Born in November 1951 in Fresno, California, Morgan obtained a B.A. in human biology from Stanford University in 1973. Having received her teaching credentials by the following year, she began her teaching career in 1974 in Arlee, Montana, teaching remedial reading and maths.
She taught remedial reading, maths and second grade in McCall, Idaho from 1975-78, before heading to Quito in Ecuador to teach English and science to third graders for a year. Following her return to the U.S., she returned to McCall, Idaho, where she taught second through fourth grades at McCall-Donnelly Elementary School until 1998.

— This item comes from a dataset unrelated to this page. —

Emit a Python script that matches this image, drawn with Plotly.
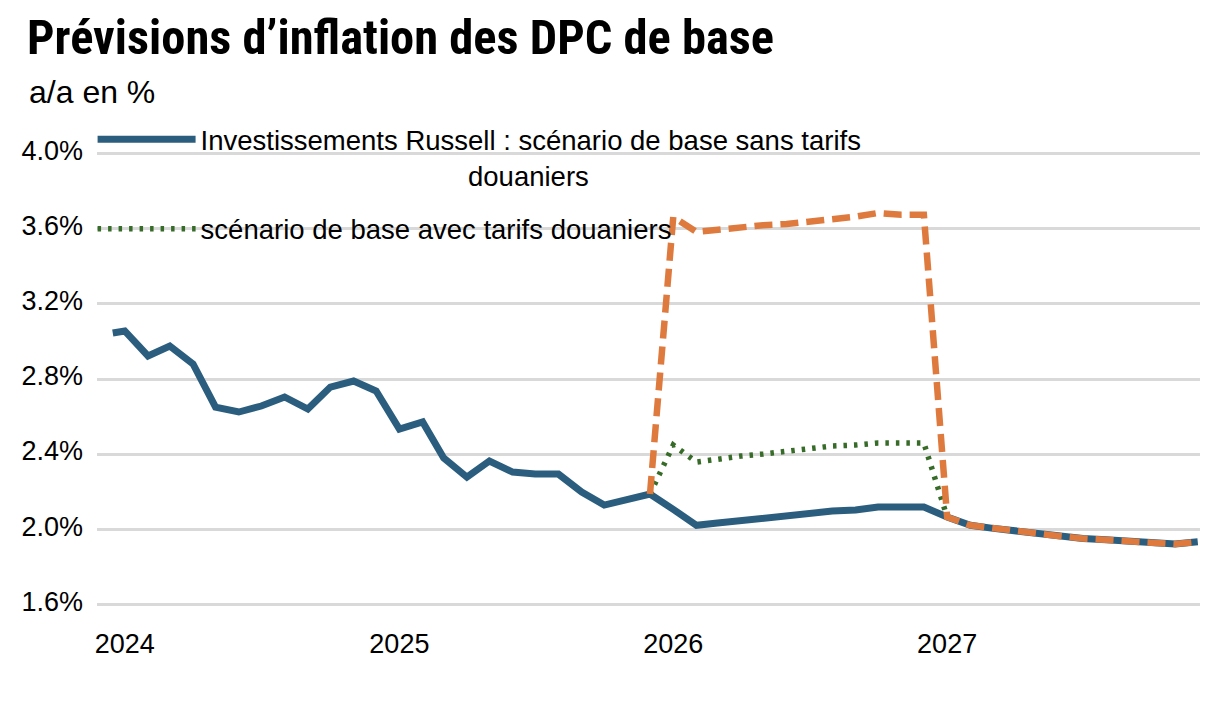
import plotly.graph_objects as go

# ---- data ----
dates = ["2023-12-16"] + [f"{y}-{m:02d}-01" for y in (2024, 2025, 2026, 2027) for m in range(1, 13)]

base_sans_tarifs = [
    3.045,
    3.056, 2.923, 2.976, 2.880, 2.650, 2.624, 2.656, 2.704, 2.640, 2.757, 2.789, 2.736,
    2.533, 2.571, 2.379, 2.277, 2.363, 2.304, 2.293, 2.293, 2.197, 2.128, 2.155, 2.187,
    2.105, 2.020, 2.032, 2.046, 2.058, 2.070, 2.084, 2.096, 2.102, 2.118, 2.118, 2.118,
    2.064, 2.020, 2.005, 1.990, 1.975, 1.962, 1.950, 1.943, 1.935, 1.922, 1.920, 1.932,
]

base_avec_tarifs = [None] * 24 + [
    2.187,
    2.448, 2.357, 2.373, 2.389, 2.400, 2.416, 2.430, 2.443, 2.448, 2.459, 2.459, 2.459,
    2.064,
] + [None] * 11

scenario_orange = [None] * 24 + [
    2.187,
    3.664, 3.584, 3.598, 3.610, 3.620, 3.626, 3.636, 3.648, 3.665, 3.685, 3.675, 3.675,
    2.064, 2.020, 2.005, 1.990, 1.975, 1.962, 1.950, 1.943, 1.935, 1.922, 1.920, 1.932,
]

y_ticks = [1.6, 2.0, 2.4, 2.8, 3.2, 3.6, 4.0]
y_tick_text = ["1.6%", "2.0%", "2.4%", "2.8%", "3.2%", "3.6%", "4.0%"]
x_ticks = ["2024-01-01", "2025-01-01", "2026-01-01", "2027-01-01"]
x_tick_text = ["2024", "2025", "2026", "2027"]

title = "Prévisions d’inflation des DPC de base"
subtitle = "a/a en %"
name_blue = ("Investissements Russell : scénario de base sans tarifs<br>"
             + "\u00a0" * 35 + "douaniers")
name_green = "scénario de base avec tarifs douaniers"

BLUE = "#2B5E7E"
GREEN = "#376B28"
ORANGE = "#DF7A3E"
TXT = "Liberation Sans, Arial, sans-serif"

W, H = 1216, 720
L, R, T, B = 89, 24, 144, 122
PW, PH = W - L - R, H - T - B

fig = go.Figure()
fig.add_trace(go.Scatter(
    x=dates, y=base_sans_tarifs, mode="lines", name=name_blue,
    line=dict(color=BLUE, width=7), legendgroup="a",
))
fig.add_trace(go.Scatter(
    x=dates, y=base_avec_tarifs, mode="lines", name=name_green,
    line=dict(color=GREEN, width=5.5, dash="3.5px,7px"), legendgroup="b",
))
fig.add_trace(go.Scatter(
    x=dates, y=scenario_orange, mode="lines", showlegend=False,
    line=dict(color=ORANGE, width=6.5, dash="18px,8px"),
))

fig.update_layout(
    width=W, height=H,
    margin=dict(l=L, r=R, t=T, b=B),
    paper_bgcolor="white", plot_bgcolor="white",
    title=dict(text=title, x=19 / W, xref="container", xanchor="left",
               y=1 - 12 / H, yref="container", yanchor="top",
               font=dict(family="Liberation Sans Narrow, Roboto Condensed, DejaVu Sans Condensed, sans-serif",
                         size=48.5, color="black", weight="bold")),
    annotations=[dict(text=subtitle, x=(19 - L) / PW, xref="paper", xanchor="left",
                      y=(H - B - 84) / PH, yref="paper", yanchor="middle", showarrow=False,
                      font=dict(family=TXT, size=32, color="black"))],
    legend=dict(x=-0.004, xanchor="left", y=1.082, yanchor="top",
                bgcolor="rgba(0,0,0,0)", font=dict(family=TXT, size=27.5, color="black"),
                itemwidth=98, valign="top", tracegroupgap=15),
    xaxis=dict(type="date", range=["2023-11-25", "2027-12-04"],
               tickmode="array", tickvals=x_ticks, ticktext=x_tick_text,
               showgrid=False, zeroline=False, showline=False, ticks="",
               ticklabelstandoff=19,
               tickfont=dict(family=TXT, size=27, color="black")),
    yaxis=dict(range=[1.59, 4.01], tickmode="array", tickvals=y_ticks, ticktext=y_tick_text,
               showgrid=True, gridcolor="#D9D9D9", gridwidth=2.5, zeroline=False,
               showline=False, ticks="", ticklabelstandoff=13, ticklabelshift=-3,
               tickfont=dict(family=TXT, size=27, color="black")),
)

fig.write_html("out.html")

Morgan’s tryst with space began in July 1985 when she was selected as the backup candidate for NASA’s Teacher in Space programme. As the backup to American teacher Christa McAuliffe, Morgan spent the time from September 1985 to January 1986 attending various training sessions at NASA’s Johnson Space Center in Houston. After McAuliffe and the rest of the crew died in the 1986 Challenger disaster, Morgan replaced McAuliffe as the Teacher in Space designee and worked with NASA’s education division.
Morgan reported to the Johnson Space Center in August 1998 after being selected by NASA as a mission specialist and NASA’s first educator astronaut. Even though Morgan didn’t participate in the Educator Astronaut Project, the successor to the Teacher in Space programme, NASA gave her the honour of being its first educator astronaut.
Following two years of training and evaluation, Morgan was assigned technical duties. She worked in mission control as a communicator with in-orbit crews and also served with the robotics branch of the astronaut office.